Cuando el pasado día 6 de junio un jurado en Florida declaró por unanimidad inocente a Joaquín José Martínez, ciudadano español condenado a muerte en Estados Unidos, muchos pensamos en el error que estuvo a punto de cometerse. Si Joaquín José Martínez es hoy un hombre libre es porque antes de ser ejecutado, y gracias al apoyo de mucha gente, sobre todo de su familia, pudo demostrar las irregularidades habidas en su primer juicio y conseguir así que el Tribunal Supremo de Florida le concediera un nuevo juicio, tal como pidieron en su momento, entre otros, el Parlamento Europeo. Otros no tuvieron esta posibilidad antes de ver ejecutada su sentencia de muerte.
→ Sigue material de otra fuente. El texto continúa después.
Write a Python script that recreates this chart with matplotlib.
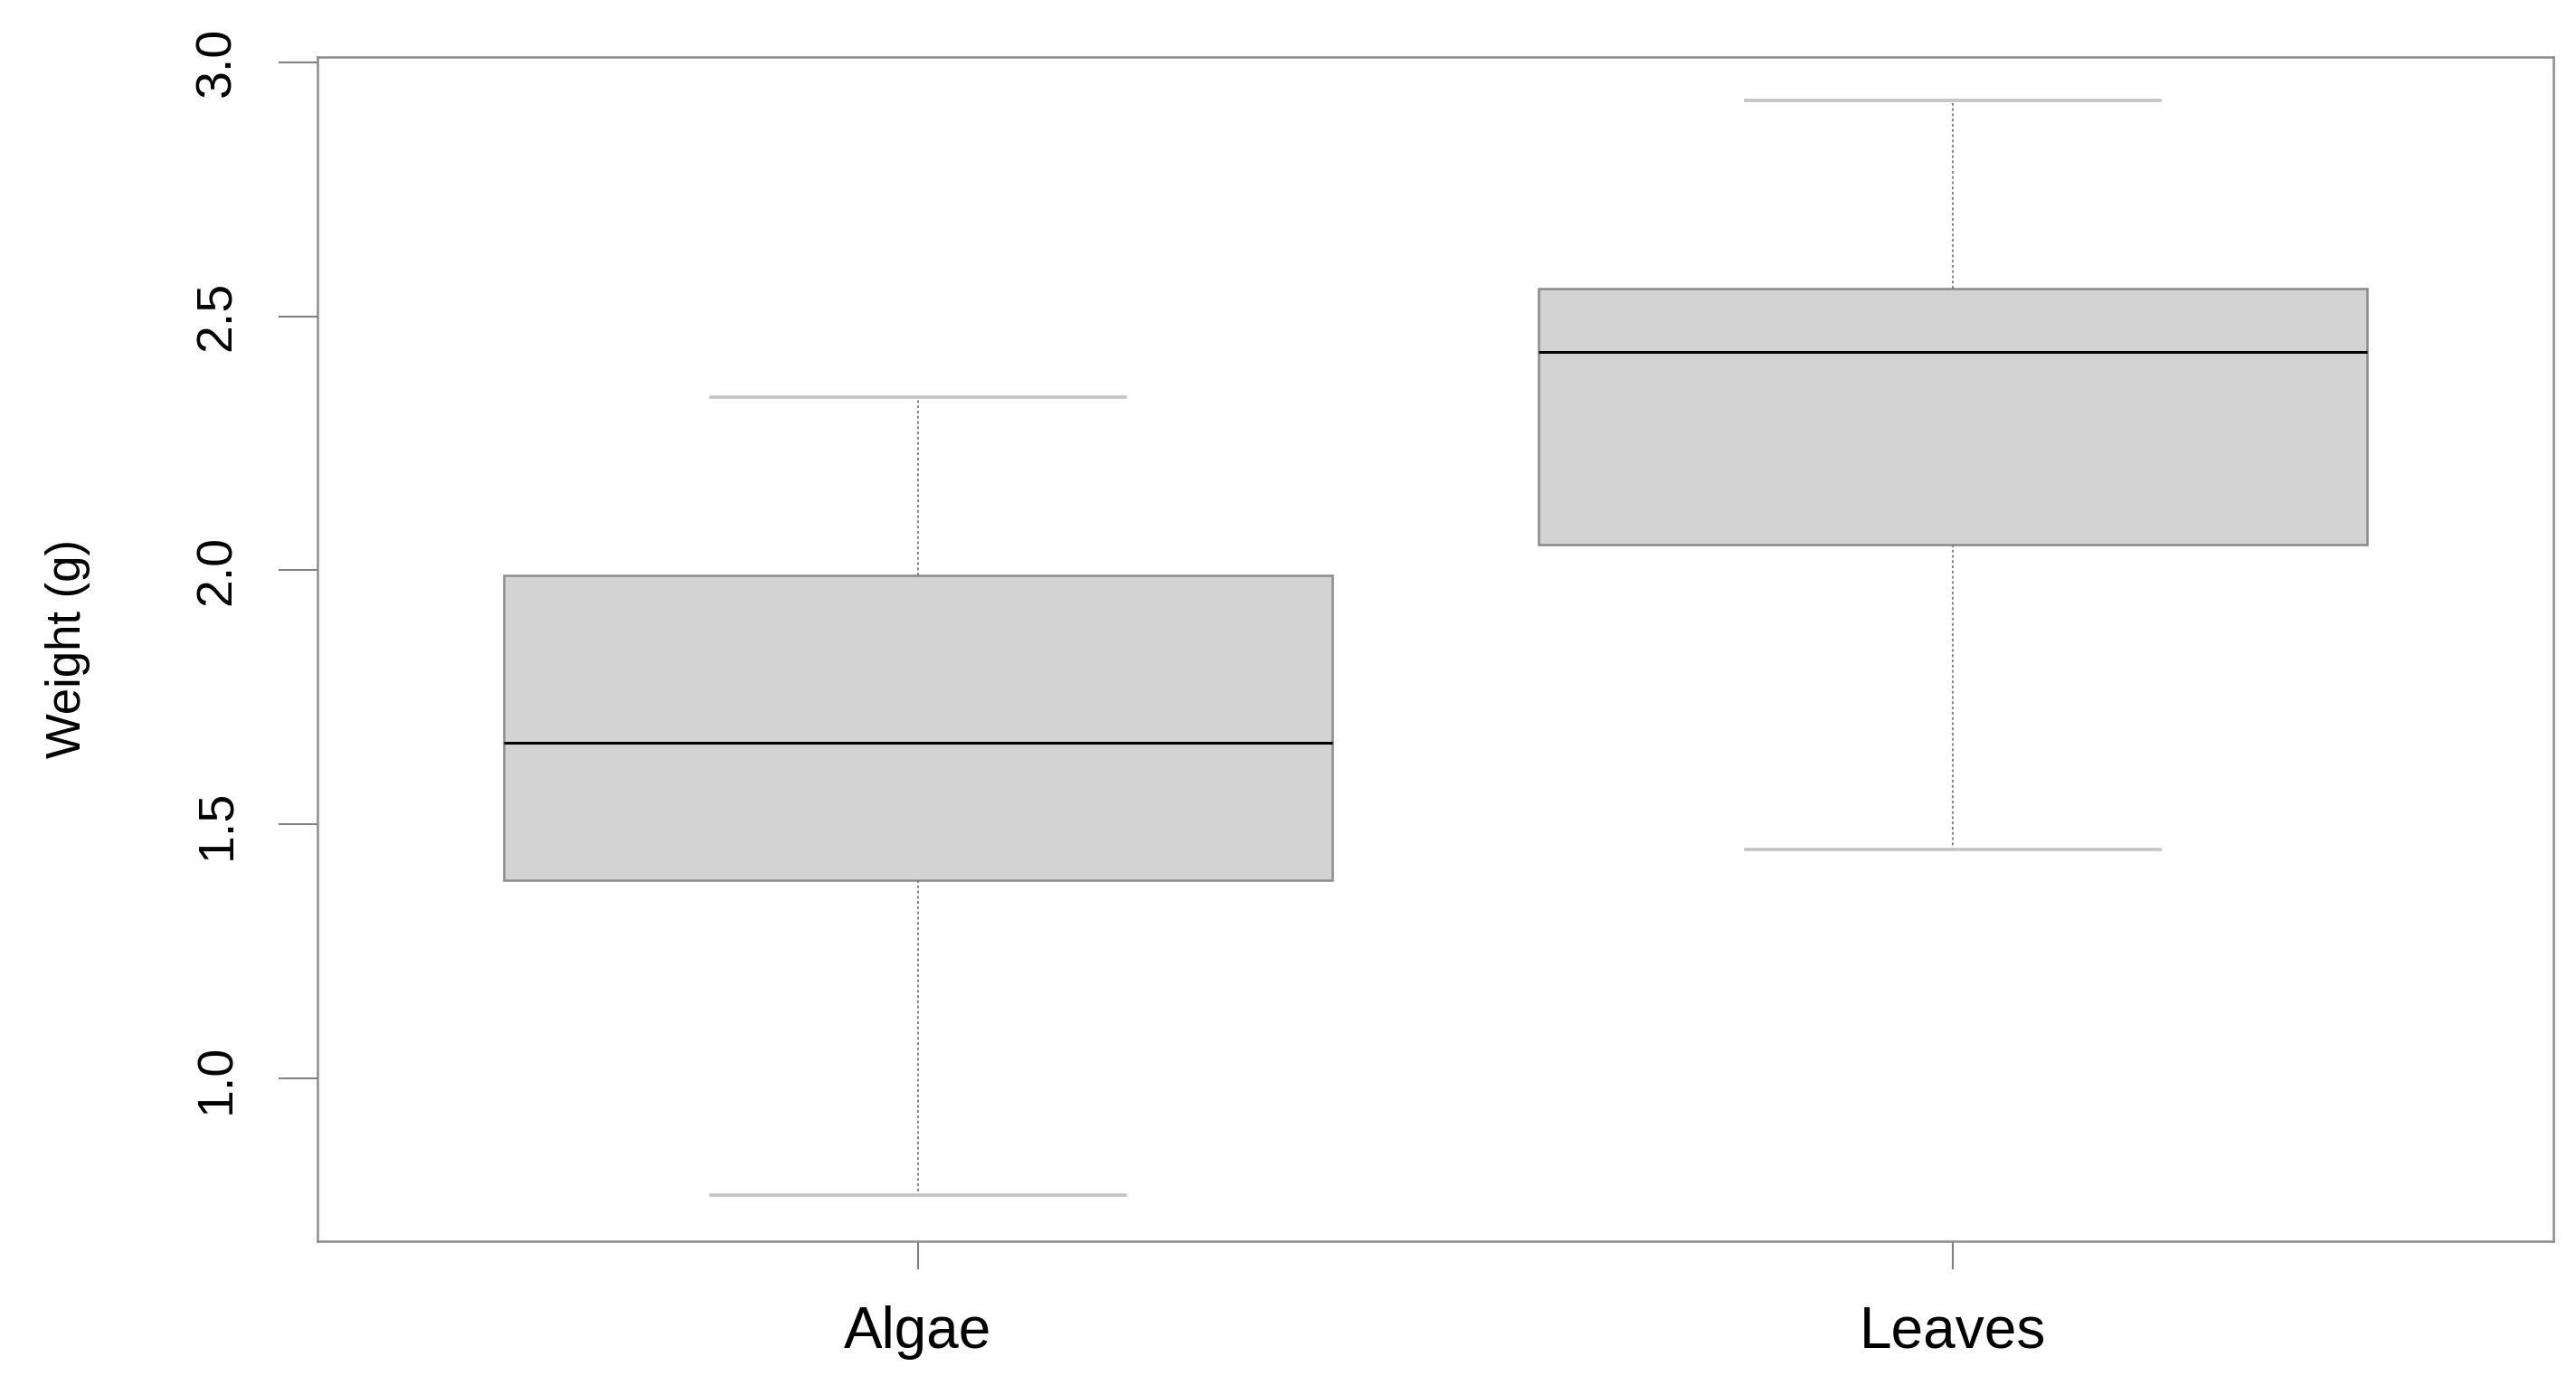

Soy consciente de que la mayoría de la población de vuestro país es favorable al mantenimiento de la pena de muerte y que en democracia el pueblo es soberano. Pero ¿es eso suficiente para que quienes deben dirigir su país con sabiduría y modernidad eludan sus responsabilidades? Cuando el presidente Lincoln abolió la esclavitud, ¿contaba con el apoyo de la mayoría de los Estados del sur? Cuando el presidente Roosevelt alineó a su país al lado de los europeos para restablecer la paz y la libertad en un mundo devastado por el nazismo y sus aliados, ¿tuvo de entrada el apoyo mayoritario de sus conciudadanos? Cuando el presidente Kennedy impuso el fin de la segregación racial que persistía en algunos Estados, ¿no tuvo la valentía, acaso pagándola con su propia vida, de ir a contracorriente de los que querían mantenerla a toda costa? ¿Es que los políticos de hoy pueden limitarse a ser, por oportunismo o electoralismo, una pálida sombra de esos grandes visionarios que forjaron la unión y la grandeza de vuestra nación?

Deseo de corazón, no como censora, sino como amiga de un gran país democrático que es faro del mundo, que los Estados Unidos se unan a los países que ya han abolido la pena capital.
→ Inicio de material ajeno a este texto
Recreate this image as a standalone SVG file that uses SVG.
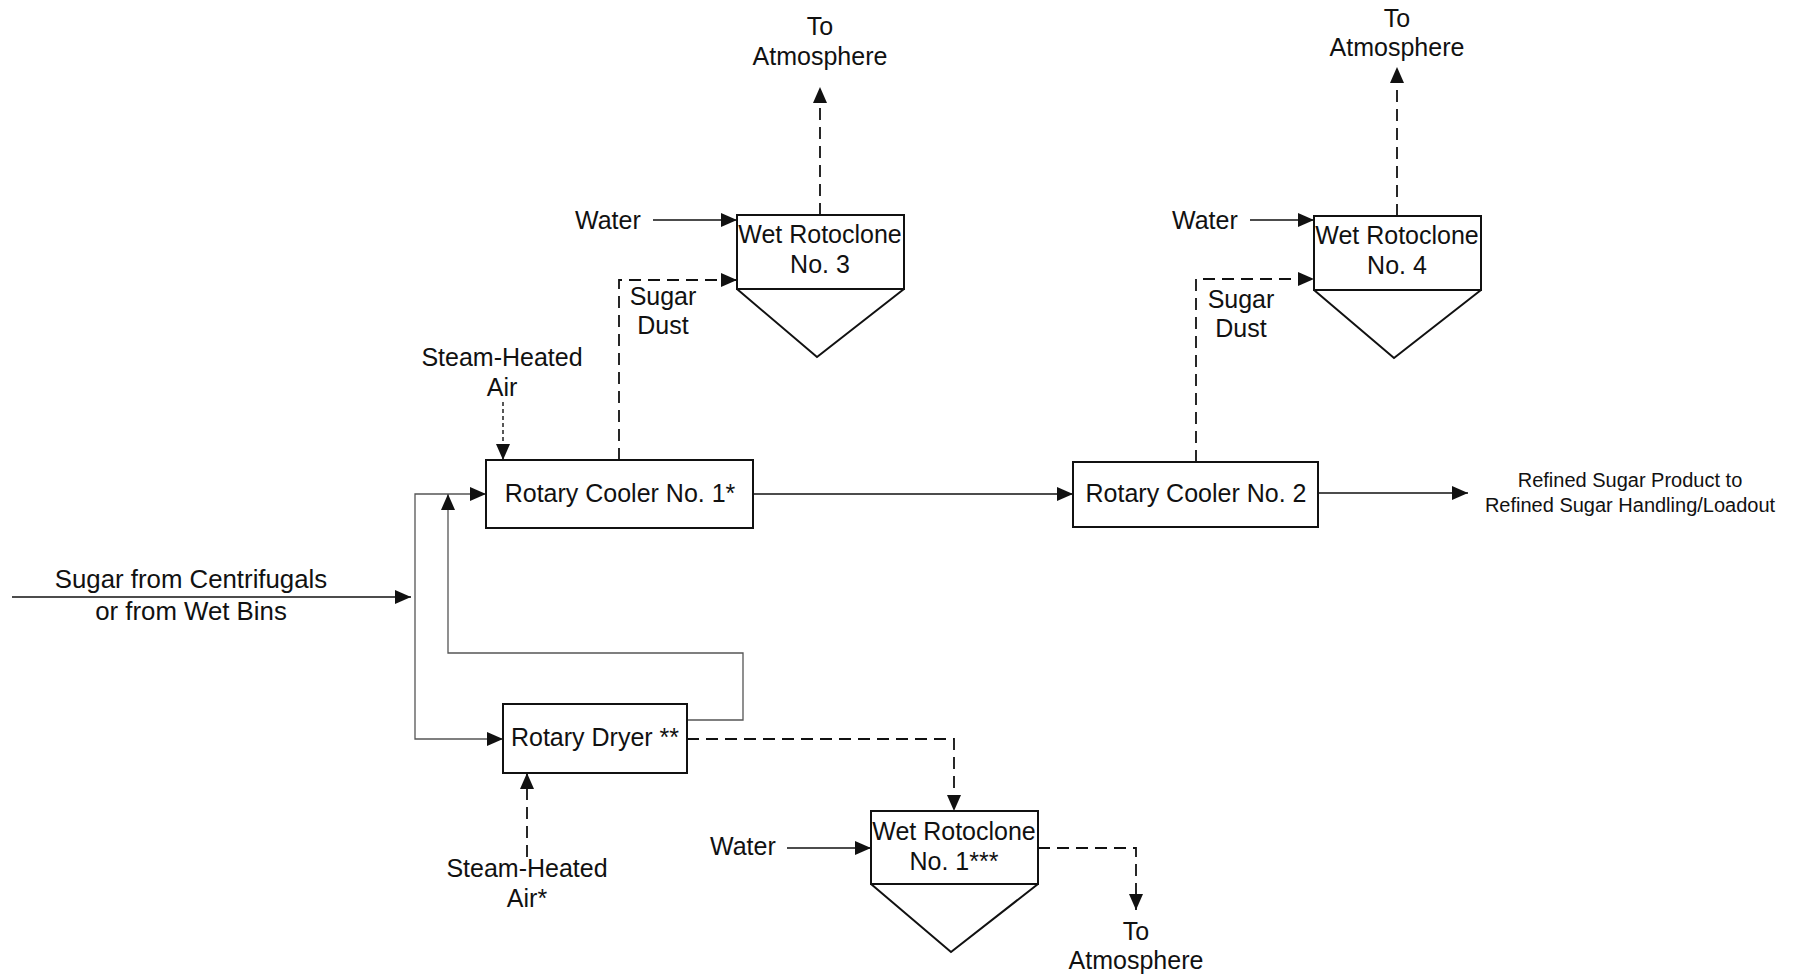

Por ello, me alegra especialmente que la National Coalition Against Death Penalty, asociación que lucha en vuestro país por la supresión de la pena de muerte, participe en el congreso mundial sobre la pena de muerte que se va a celebrar el próximo día 22 de junio en Estrasburgo, en el hemiciclo del Parlamento Europeo. Dicho congreso contará además con la presencia de numerosos presidentes de Parlamentos nacionales de todos los continentes, como la presidenta del Congreso de los Diputados de España o el presidente del Senado de Chile, país que abolió recientemente la pena de muerte.

Nicole Fontaine es presidenta del Parlamento Europeo.